[Figure scripts]
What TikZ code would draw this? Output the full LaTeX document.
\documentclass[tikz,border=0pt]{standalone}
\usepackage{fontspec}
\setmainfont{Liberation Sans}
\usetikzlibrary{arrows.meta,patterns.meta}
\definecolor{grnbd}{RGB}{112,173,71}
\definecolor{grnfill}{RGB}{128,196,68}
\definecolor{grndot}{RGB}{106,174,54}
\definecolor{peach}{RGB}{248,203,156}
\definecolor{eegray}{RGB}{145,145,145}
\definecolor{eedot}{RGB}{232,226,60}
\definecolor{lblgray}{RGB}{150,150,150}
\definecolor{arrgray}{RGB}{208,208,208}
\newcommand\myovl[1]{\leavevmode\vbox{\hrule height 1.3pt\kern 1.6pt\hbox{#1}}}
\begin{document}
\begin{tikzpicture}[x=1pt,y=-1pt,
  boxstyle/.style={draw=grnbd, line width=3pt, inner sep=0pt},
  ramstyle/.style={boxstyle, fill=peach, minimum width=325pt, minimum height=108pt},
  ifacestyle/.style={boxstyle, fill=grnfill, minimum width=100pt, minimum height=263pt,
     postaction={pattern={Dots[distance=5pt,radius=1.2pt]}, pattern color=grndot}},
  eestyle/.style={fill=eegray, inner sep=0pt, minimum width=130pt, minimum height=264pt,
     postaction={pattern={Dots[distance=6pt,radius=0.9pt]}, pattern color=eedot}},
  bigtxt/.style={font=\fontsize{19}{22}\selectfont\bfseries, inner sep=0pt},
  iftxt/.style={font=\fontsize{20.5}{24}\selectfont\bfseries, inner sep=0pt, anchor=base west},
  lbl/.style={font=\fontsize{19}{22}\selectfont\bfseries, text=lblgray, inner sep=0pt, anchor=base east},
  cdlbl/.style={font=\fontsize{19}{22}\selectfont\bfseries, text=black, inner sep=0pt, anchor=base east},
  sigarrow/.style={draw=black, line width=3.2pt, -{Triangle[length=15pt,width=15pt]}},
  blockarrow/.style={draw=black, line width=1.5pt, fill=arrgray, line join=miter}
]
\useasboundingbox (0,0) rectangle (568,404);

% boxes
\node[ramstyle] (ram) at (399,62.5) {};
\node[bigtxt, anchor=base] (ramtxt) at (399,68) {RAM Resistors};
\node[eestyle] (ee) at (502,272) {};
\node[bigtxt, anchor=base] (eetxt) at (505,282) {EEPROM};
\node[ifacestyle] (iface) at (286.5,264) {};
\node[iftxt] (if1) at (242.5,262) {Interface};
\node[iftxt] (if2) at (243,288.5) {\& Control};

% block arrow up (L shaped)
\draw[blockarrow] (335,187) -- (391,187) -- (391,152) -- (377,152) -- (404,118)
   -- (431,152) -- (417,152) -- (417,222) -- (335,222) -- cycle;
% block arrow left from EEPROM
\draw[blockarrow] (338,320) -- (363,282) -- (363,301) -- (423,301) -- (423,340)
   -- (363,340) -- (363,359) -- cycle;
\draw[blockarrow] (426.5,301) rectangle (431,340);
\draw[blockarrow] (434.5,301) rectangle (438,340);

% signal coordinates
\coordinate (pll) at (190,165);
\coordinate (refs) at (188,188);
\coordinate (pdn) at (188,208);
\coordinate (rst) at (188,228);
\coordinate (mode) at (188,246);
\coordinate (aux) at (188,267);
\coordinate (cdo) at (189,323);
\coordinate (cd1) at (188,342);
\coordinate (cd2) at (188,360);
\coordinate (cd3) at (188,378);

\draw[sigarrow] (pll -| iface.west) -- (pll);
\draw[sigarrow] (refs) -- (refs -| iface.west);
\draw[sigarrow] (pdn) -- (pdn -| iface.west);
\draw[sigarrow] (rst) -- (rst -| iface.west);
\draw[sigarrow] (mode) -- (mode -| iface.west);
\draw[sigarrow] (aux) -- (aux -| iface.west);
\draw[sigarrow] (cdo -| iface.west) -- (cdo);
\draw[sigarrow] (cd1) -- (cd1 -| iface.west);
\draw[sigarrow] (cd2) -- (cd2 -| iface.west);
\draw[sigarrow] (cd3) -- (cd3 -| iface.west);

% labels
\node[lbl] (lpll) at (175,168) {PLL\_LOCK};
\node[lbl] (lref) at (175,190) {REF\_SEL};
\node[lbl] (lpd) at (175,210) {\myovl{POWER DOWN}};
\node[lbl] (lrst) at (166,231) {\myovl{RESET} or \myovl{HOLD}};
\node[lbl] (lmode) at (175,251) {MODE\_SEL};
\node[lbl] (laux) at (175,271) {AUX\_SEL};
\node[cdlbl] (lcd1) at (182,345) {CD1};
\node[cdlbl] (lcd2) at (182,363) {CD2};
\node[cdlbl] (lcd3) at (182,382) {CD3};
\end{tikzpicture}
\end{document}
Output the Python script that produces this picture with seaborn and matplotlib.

* What the task asks *
How many lines in the records above hold the word "this"? Give only the number.

* Full response *
2